New MBA Curriculum at Cornell’s Johnson School

new curriculum at Cornell JohnsonCornell University’s Johnson School of Graduate Management has officially launched a redesigned curriculum for the two-year MBA program that emphasizes collaboration, leadership, and analytical skills to better prepare students for a technology-driven global business environment.

The curriculum, now being fully rolled out to the Class of 2016, includes redesigned coursework and programming in the three areas:

Modeling and Decision Analysis: An enhanced required course, Data Analytics and Modeling, takes students beyond statistics, to data modeling and Big Data techniques and strategies. Modeling is woven into other courses to help students develop the analytical skills needed in all areas of business.

Personal and Leadership Skills: Every Johnson student progresses through a targeted curriculum in leadership consisting of the proprietary Johnson 360° Leadership Assessment, coursework, case exercises, teamwork, hands-on leadership experience, coaching, and customized programming.

The personalized program begins in the pre-term, with individual assessment and feedback, and continues through the first year, with the Leading Teams Practicum, and second year with Principled Leadership. Marquee leadership instructors teach intensives on leadership topics. These classes are enriched with a menu of Leadership Skills workshops and Leadership Expeditions that span the entire program.

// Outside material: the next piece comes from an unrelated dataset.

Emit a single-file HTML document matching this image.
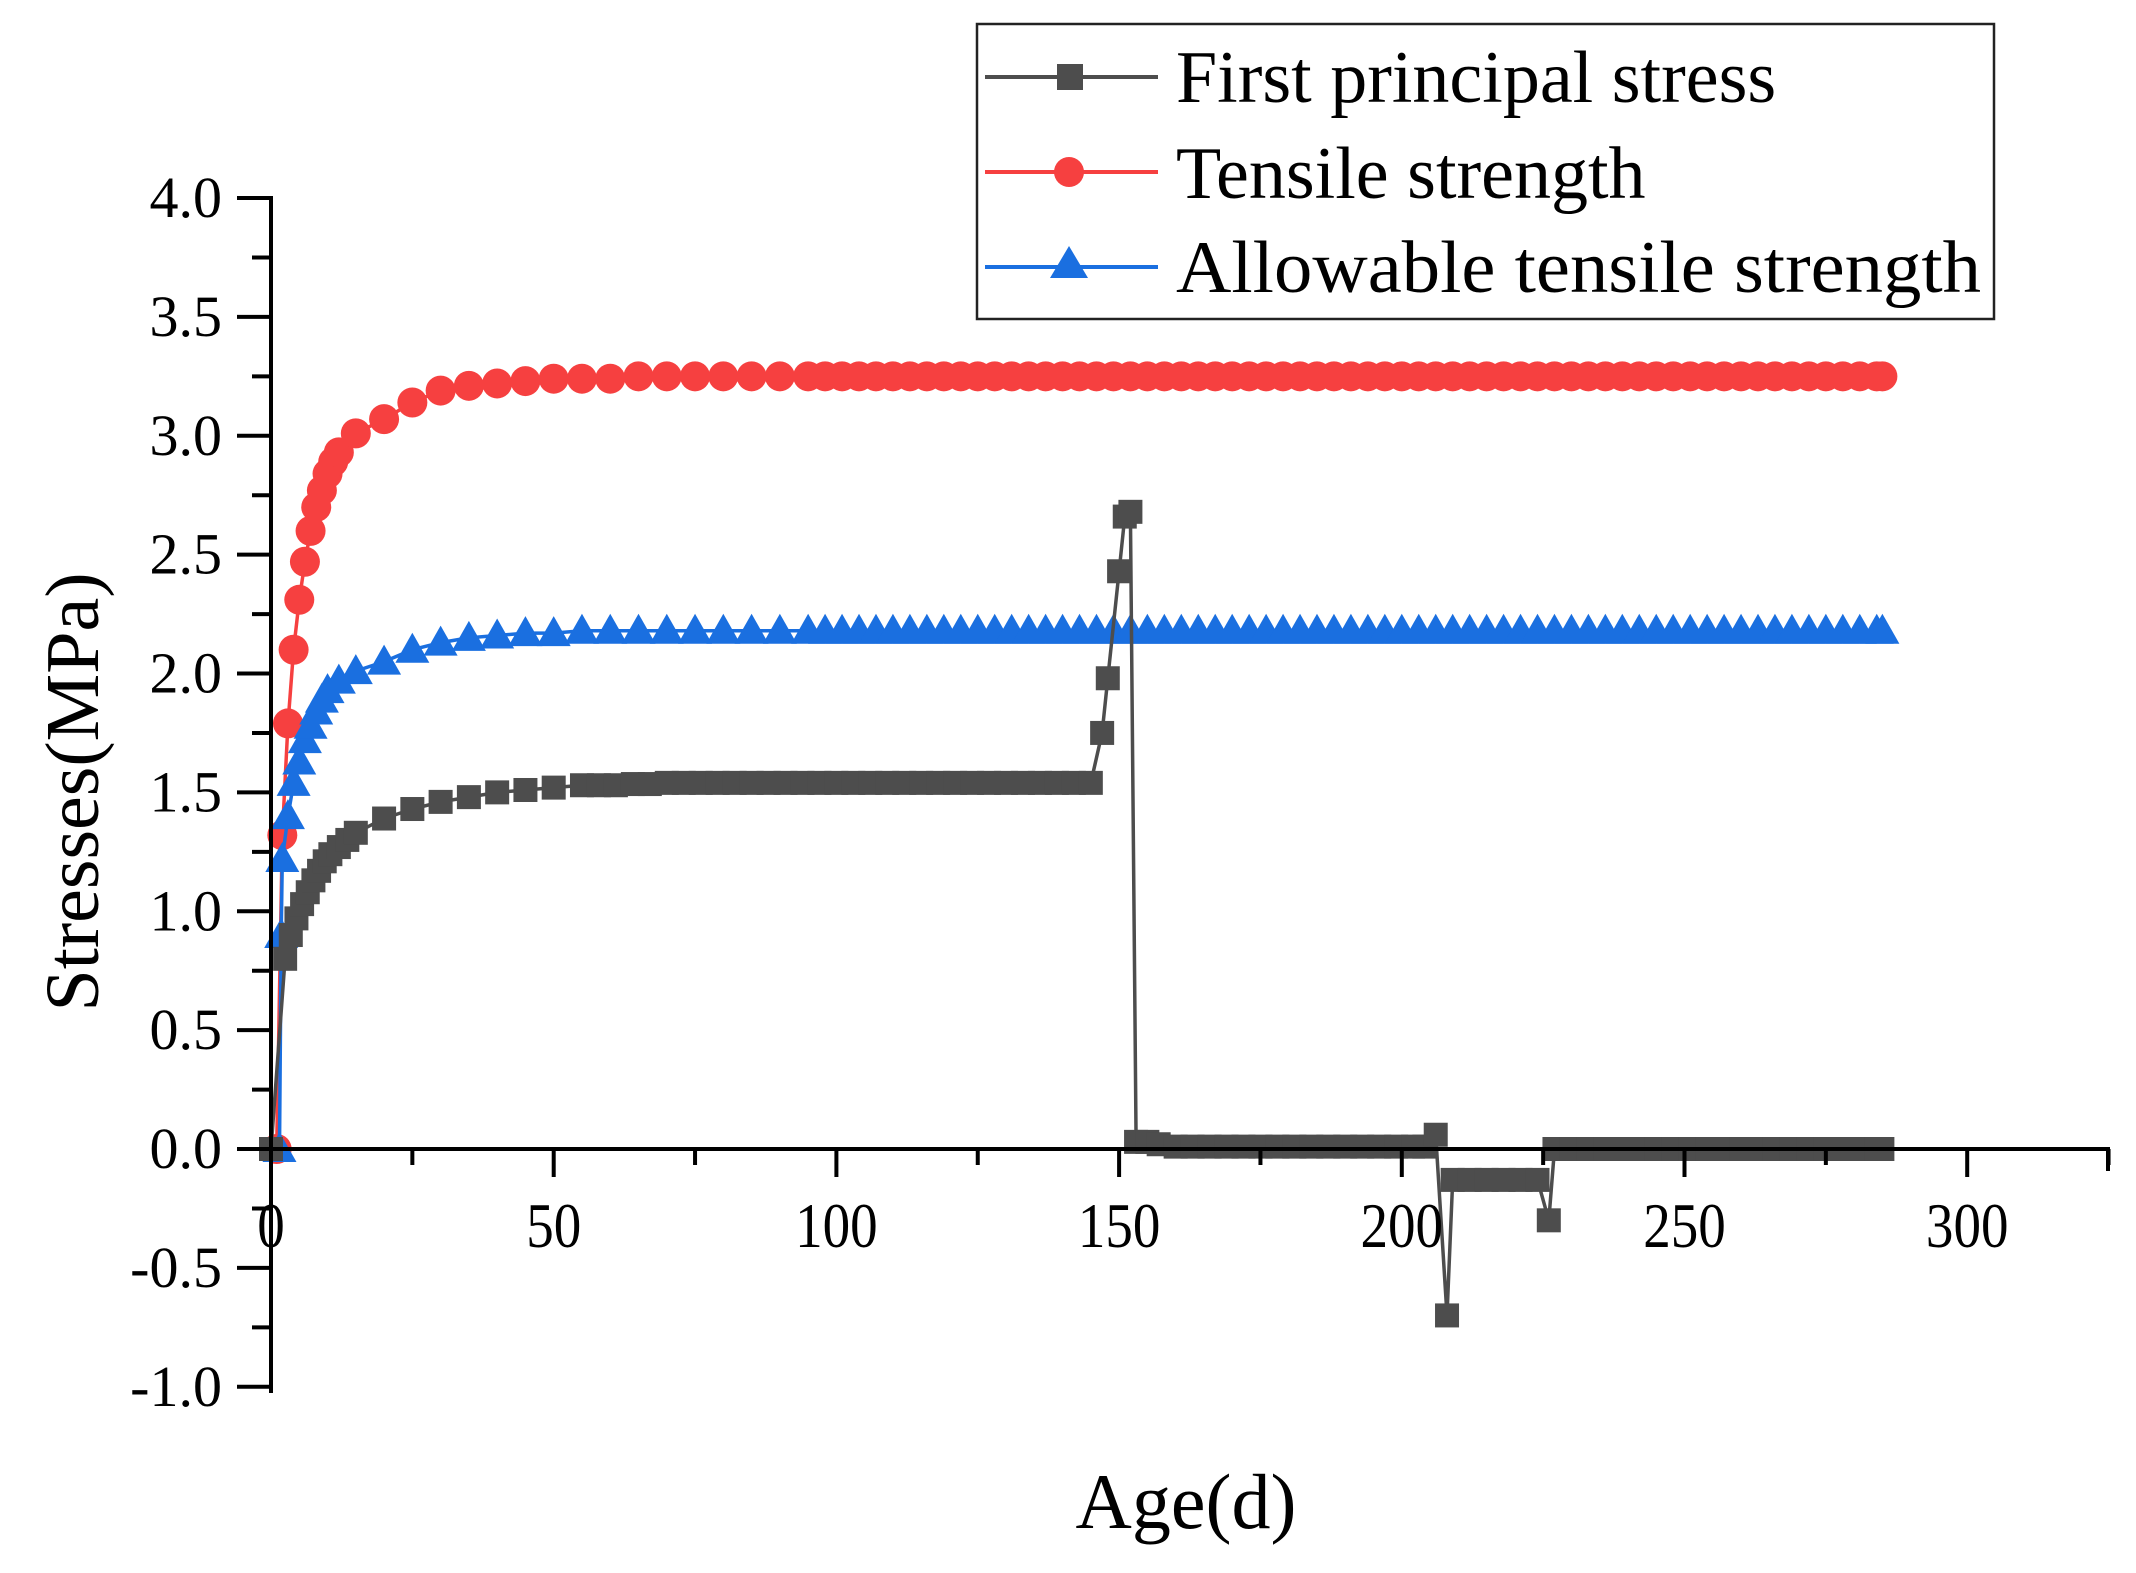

Integrative and Critical Thinking Skills: In their first semester of MBA study, students learn and practice critical thinking skills, with a focus on analyzing, integrating, and synthesizing information for optimal decision making, in the face of challenges, such as incomplete, inaccurate, or ambiguous information.

Our new curriculum reflects industry and research trends in leadership, collaborative teamwork, and data analytics, explains Vishal Gaur, associate dean for MBA programs. Gaur says the changes will expose students to  fresh ideas and creative, team-oriented problem solving approaches.

Johnson embarked on a comprehensive, two-year review of curriculum and learning priorities in 2011. An extensive data-collection effort included student and alumni focus groups, peer benchmarking, and surveys of students, alumni, corporate recruiters, faculty, and staff. The process reached more than 1,000 participants from the last 12 MBA class years.

Among the innovative elective courses being introduced:

  • The Art of Innovation: A Design Thinking Immersion and Making Design Thinking Work. These hands-on courses prepare MBAs to be future innovators by teaching them the human-centered design methodology known as Design Thinking.
  • Core Leadership Skills for a VUCA (volatile, uncertain, complex, and ambiguous)World, with retired U.S. Army General George Casey. This course builds on the skills acquired in earlier components of the leadership program, through discussion and interaction with an experienced practitioner and former leader of the United States Army.
  • Johnson’s FinTech Trek and Hackathon. Students convene at Cornell Tech in New York City to learn about disruptive technologies facing the financial industry and develop relevant solutions. The experience culminates in a hackathon, in which participants have about 24 hours to develop financial products or services that meet a real business need. Similar classes are planned, each focusing on a different industry.

“Business education requires continuous improvement, as well as big jumps.” Gaur says. “As we implement the new Johnson curriculum, we are also thinking of the next educational innovations that will leverage the strengths of Cornell’s two campuses.”